HOW WILL USE OF PET CHANGE?

Current Medicare-approved indications for PET in oncology are shown in Table 1.

Our analysis of the costs and use of PET was based on data derived from Medicare (6) as well as HOPPS (27). We included Medicare-reimbursed PET studies performed on non–hospital-based PET systems in our analysis. Thus, our estimates do not reflect PET expenditures by private insurers.

Recently expanded Medicare-approved indications for PET in oncology are shown in Table 1. Because of recently broadened Medicare reimbursements, the use of PET is likely to increase within the next few years. However, annual changes in use are difficult, if not impossible, to predict. PET is most frequently used in non-Hodgkin lymphoma and lung cancer. Patients diagnosed with these cancers in 2006 had, on average, 1.1 and 1.0 PET scans, respectively, during the first 2 y after diagnosis. During the same period, these patients underwent, on average, 6.3 and 5.8 CT scans, respectively, per year (6). No analyses are available to elucidate the cost or cost-effectiveness of such a management strategy, which favors CT. However, given the recent consensus of the Imaging Subcommittee of the International Harmonization Project in Lymphoma (50), these data suggest that in patients with lymphoma, the use of PET will increase.
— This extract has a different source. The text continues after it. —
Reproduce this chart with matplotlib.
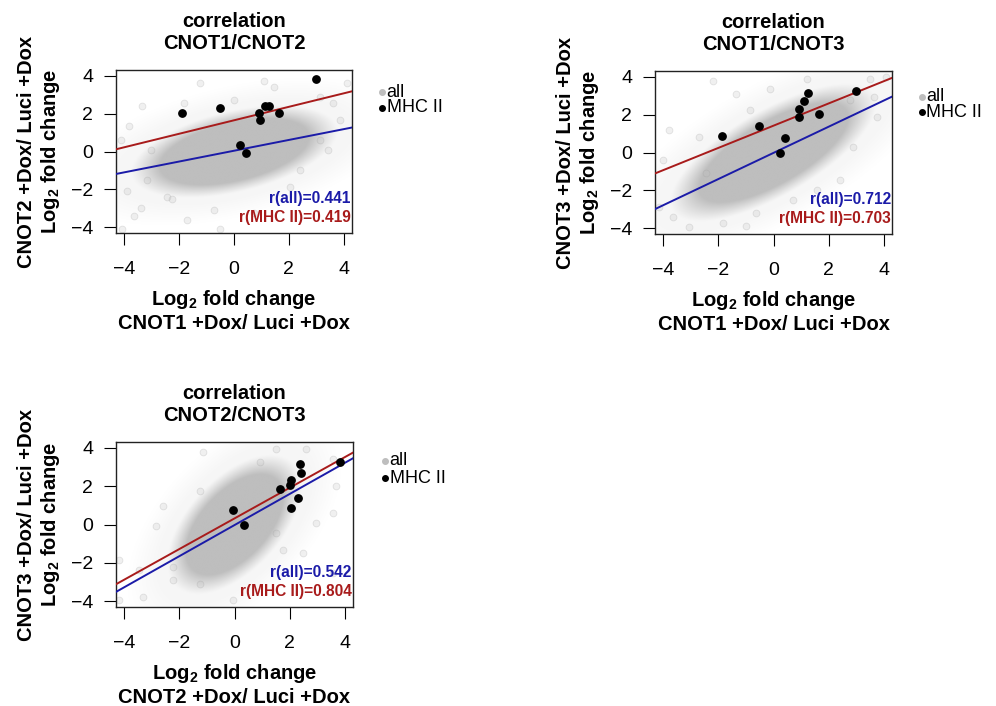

On the basis of the findings of van Tinteren et al. (34), Fischer et al. (36), and Schreyögg et al. (38), the use of PET in patients with non–small cell lung cancer is also likely to increase. This notion is supported by the study of Dinan et al., who revealed that even after 2006, CT scans were performed about 6 times more frequently in patients with newly diagnosed lung cancer than PET studies (6).

Finally, the use of PET for assessing treatment responses is also likely to increase. However, the international imaging community will have to address several important issues before treatment monitoring with PET becomes the standard of care. First, standardization and consolidation of image acquisition, interpretation, and quantification criteria that vary substantially nationally and internationally are required (51,52). Such standardization was proposed recently by working groups in Europe (53) and the United States (54). Second, well-defined prospective multicenter studies that assess actual rather than modeled health care costs and outcomes for various cancers and scenarios, such as neoadjuvant and adjuvant cancer treatments, should be initiated.